Copy all lines in which the word "page" can be found.

### Raw data

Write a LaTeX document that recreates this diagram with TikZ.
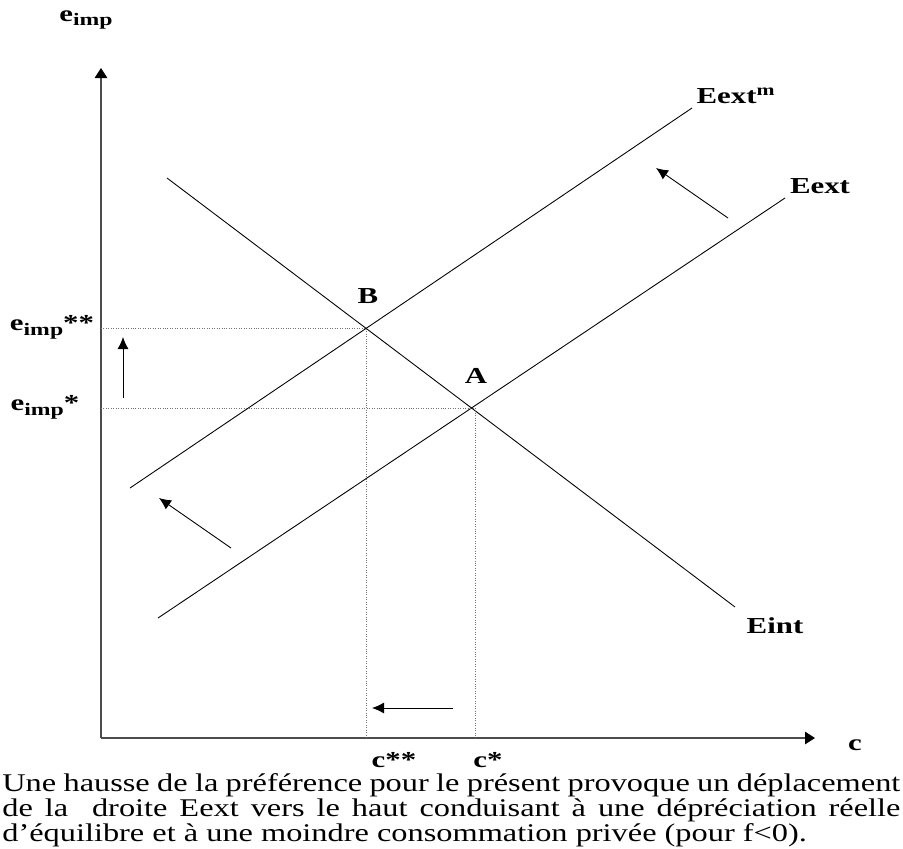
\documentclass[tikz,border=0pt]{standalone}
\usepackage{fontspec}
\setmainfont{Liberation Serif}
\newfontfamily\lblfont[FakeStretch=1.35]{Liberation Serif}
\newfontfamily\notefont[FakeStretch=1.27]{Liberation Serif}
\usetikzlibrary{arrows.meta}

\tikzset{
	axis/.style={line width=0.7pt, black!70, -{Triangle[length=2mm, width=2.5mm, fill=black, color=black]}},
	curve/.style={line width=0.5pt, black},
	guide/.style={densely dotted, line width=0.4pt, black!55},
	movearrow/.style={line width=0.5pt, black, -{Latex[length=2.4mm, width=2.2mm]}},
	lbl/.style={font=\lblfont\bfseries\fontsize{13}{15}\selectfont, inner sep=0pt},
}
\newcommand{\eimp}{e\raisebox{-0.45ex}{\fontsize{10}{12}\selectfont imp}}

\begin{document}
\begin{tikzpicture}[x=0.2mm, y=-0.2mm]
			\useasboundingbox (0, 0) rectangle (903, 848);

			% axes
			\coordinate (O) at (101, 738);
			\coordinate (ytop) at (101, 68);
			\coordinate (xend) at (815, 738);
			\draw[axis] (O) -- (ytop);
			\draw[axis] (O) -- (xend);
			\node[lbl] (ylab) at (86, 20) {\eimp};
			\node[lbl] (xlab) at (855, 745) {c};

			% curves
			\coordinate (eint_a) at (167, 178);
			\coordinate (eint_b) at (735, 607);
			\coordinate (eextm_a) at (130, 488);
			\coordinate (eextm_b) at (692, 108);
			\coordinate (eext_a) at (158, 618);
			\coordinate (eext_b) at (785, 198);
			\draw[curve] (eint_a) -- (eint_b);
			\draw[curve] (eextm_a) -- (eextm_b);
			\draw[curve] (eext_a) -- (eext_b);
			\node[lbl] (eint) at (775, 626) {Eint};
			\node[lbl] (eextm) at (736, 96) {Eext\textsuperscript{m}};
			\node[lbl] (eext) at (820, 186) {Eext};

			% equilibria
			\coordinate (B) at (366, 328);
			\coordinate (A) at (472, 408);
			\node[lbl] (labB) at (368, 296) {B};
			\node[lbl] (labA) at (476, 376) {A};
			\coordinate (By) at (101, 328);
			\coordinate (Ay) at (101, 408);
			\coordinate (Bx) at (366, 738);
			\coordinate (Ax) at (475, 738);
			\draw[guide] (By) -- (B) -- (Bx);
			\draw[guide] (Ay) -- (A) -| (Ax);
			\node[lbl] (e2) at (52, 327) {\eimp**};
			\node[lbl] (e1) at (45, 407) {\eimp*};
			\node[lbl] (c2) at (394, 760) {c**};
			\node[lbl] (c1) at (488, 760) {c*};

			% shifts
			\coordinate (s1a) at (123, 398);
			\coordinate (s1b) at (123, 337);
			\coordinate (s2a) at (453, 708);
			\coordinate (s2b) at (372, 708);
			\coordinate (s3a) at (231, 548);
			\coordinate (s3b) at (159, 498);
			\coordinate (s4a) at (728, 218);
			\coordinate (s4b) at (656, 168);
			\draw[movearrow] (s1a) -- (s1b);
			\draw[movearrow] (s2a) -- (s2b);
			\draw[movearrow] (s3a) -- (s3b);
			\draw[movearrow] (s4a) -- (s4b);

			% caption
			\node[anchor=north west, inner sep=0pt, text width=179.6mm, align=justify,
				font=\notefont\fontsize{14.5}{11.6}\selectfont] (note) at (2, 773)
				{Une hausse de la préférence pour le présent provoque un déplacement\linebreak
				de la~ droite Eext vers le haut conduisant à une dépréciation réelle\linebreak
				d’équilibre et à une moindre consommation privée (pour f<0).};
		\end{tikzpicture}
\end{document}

######
### Raw data

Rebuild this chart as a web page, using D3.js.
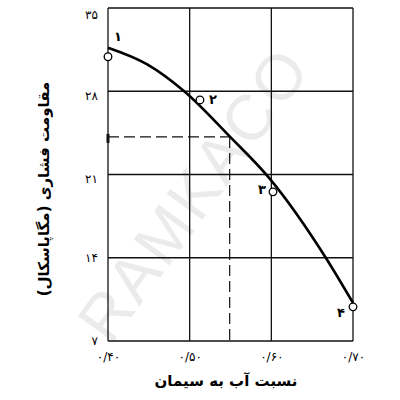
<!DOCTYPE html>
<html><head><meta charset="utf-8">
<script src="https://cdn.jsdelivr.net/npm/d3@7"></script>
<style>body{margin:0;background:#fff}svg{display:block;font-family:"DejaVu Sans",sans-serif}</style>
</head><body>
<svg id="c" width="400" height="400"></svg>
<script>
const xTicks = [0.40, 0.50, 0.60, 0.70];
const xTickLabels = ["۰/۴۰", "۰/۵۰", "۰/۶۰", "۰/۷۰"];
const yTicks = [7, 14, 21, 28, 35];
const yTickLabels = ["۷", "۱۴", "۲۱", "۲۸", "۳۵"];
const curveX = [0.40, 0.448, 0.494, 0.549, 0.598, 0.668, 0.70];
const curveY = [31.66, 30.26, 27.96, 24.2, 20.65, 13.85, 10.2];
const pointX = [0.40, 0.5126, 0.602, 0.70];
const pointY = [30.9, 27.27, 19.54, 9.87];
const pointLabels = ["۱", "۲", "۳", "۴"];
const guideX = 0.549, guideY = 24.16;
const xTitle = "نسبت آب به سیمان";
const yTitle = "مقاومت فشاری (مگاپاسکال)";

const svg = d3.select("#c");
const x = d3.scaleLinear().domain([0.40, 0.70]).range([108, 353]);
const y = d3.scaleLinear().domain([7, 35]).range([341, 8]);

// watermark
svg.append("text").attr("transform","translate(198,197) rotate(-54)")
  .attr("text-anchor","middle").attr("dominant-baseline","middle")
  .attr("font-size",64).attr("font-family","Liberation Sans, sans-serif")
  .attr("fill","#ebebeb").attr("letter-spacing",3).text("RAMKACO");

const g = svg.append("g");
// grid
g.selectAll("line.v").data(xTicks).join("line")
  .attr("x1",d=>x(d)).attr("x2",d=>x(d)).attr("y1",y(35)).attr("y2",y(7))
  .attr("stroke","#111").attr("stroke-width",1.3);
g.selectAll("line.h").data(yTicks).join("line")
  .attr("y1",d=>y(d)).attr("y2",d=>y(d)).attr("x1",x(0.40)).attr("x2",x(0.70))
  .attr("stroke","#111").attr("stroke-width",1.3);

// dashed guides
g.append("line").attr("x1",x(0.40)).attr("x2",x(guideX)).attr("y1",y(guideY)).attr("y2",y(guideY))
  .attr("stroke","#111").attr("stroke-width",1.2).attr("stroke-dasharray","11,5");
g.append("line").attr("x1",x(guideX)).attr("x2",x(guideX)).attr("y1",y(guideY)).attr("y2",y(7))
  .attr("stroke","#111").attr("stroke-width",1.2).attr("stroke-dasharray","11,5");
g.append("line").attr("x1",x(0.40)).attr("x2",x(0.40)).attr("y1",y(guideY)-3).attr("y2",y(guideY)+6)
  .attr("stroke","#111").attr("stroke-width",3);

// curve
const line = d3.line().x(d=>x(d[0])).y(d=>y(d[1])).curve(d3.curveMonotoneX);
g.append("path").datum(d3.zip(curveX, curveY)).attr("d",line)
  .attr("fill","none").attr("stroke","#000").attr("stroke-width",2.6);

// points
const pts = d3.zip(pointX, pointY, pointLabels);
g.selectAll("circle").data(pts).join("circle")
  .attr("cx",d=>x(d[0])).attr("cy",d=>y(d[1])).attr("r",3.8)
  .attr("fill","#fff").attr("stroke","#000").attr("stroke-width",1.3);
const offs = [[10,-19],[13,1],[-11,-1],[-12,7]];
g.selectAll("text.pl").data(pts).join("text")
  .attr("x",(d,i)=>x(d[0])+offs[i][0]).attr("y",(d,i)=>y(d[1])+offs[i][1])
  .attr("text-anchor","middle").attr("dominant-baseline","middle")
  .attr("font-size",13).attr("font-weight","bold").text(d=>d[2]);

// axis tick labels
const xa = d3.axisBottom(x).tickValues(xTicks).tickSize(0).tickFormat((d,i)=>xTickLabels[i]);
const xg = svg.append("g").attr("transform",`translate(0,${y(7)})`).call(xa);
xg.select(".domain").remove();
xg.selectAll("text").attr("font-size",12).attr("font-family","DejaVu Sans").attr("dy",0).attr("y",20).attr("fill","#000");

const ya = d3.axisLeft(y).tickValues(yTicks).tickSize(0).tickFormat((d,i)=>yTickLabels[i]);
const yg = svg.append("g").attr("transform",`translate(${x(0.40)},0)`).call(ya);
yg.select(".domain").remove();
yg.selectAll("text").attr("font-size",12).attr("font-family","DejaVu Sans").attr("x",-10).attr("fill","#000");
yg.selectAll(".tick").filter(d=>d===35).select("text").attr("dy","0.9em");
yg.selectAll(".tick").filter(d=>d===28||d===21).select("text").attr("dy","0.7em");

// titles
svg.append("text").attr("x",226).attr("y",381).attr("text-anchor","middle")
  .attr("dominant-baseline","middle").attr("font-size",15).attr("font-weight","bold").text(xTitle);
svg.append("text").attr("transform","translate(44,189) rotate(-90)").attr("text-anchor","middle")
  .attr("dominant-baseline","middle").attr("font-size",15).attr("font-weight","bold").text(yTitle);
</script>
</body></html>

######
### Raw data

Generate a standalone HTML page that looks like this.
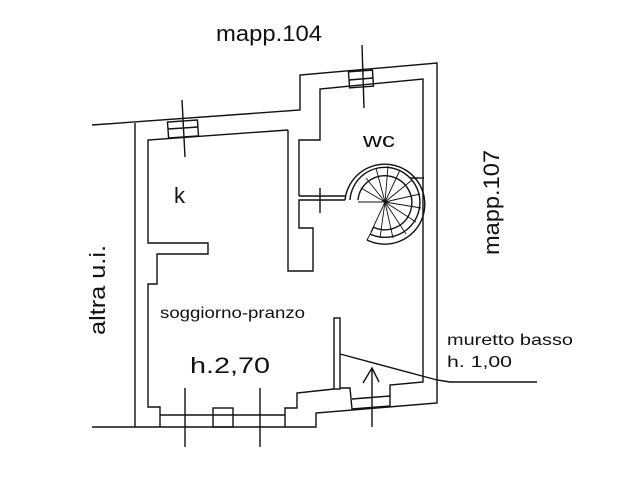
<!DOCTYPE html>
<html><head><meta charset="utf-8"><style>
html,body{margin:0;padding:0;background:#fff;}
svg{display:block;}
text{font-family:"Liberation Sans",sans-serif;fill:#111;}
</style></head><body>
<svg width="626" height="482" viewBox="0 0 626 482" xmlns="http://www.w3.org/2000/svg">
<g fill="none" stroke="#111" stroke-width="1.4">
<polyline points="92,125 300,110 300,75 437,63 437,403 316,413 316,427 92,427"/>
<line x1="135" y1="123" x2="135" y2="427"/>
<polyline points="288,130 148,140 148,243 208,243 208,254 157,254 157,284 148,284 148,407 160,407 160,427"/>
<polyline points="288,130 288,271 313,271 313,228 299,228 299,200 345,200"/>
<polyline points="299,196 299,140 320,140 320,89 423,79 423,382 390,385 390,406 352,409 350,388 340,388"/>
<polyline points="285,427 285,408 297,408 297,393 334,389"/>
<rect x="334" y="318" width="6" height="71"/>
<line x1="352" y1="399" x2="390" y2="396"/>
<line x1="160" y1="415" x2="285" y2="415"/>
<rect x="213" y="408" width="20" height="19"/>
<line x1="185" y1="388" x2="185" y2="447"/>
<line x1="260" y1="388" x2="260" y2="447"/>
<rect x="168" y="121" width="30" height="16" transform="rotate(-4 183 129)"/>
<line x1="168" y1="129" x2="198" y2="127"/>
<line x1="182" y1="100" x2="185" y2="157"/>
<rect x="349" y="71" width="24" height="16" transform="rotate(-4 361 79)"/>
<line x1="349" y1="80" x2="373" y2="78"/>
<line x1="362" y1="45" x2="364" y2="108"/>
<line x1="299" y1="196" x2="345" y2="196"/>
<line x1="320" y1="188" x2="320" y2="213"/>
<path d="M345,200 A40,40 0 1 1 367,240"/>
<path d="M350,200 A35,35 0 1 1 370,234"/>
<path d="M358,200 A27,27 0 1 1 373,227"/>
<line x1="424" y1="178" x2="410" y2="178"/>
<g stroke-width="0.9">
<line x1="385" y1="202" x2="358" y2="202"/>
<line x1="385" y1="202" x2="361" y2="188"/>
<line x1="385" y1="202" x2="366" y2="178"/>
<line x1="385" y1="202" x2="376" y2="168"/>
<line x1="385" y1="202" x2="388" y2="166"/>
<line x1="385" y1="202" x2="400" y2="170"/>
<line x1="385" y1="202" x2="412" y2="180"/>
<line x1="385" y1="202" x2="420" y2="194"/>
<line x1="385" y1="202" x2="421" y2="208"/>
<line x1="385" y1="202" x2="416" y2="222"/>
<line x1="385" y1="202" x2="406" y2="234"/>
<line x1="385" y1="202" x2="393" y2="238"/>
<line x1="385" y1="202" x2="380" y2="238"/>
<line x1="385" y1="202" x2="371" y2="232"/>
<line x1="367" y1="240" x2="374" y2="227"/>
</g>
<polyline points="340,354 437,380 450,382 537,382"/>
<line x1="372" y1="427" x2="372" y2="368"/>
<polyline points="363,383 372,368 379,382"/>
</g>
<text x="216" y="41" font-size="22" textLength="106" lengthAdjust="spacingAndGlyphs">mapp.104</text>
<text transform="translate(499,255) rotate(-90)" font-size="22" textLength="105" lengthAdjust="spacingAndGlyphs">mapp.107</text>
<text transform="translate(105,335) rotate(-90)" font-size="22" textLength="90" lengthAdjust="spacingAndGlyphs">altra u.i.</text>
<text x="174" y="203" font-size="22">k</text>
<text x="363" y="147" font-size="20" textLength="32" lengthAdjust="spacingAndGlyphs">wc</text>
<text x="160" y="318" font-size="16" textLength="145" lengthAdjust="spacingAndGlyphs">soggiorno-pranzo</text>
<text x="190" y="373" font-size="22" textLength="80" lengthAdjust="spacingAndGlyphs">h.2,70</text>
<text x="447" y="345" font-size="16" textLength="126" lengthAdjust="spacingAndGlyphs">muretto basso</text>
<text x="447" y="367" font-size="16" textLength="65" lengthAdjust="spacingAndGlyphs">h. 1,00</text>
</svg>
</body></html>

######

→ Task solution
Rebuild this chart as a web page, using D3.js.
Generate a standalone HTML page that looks like this.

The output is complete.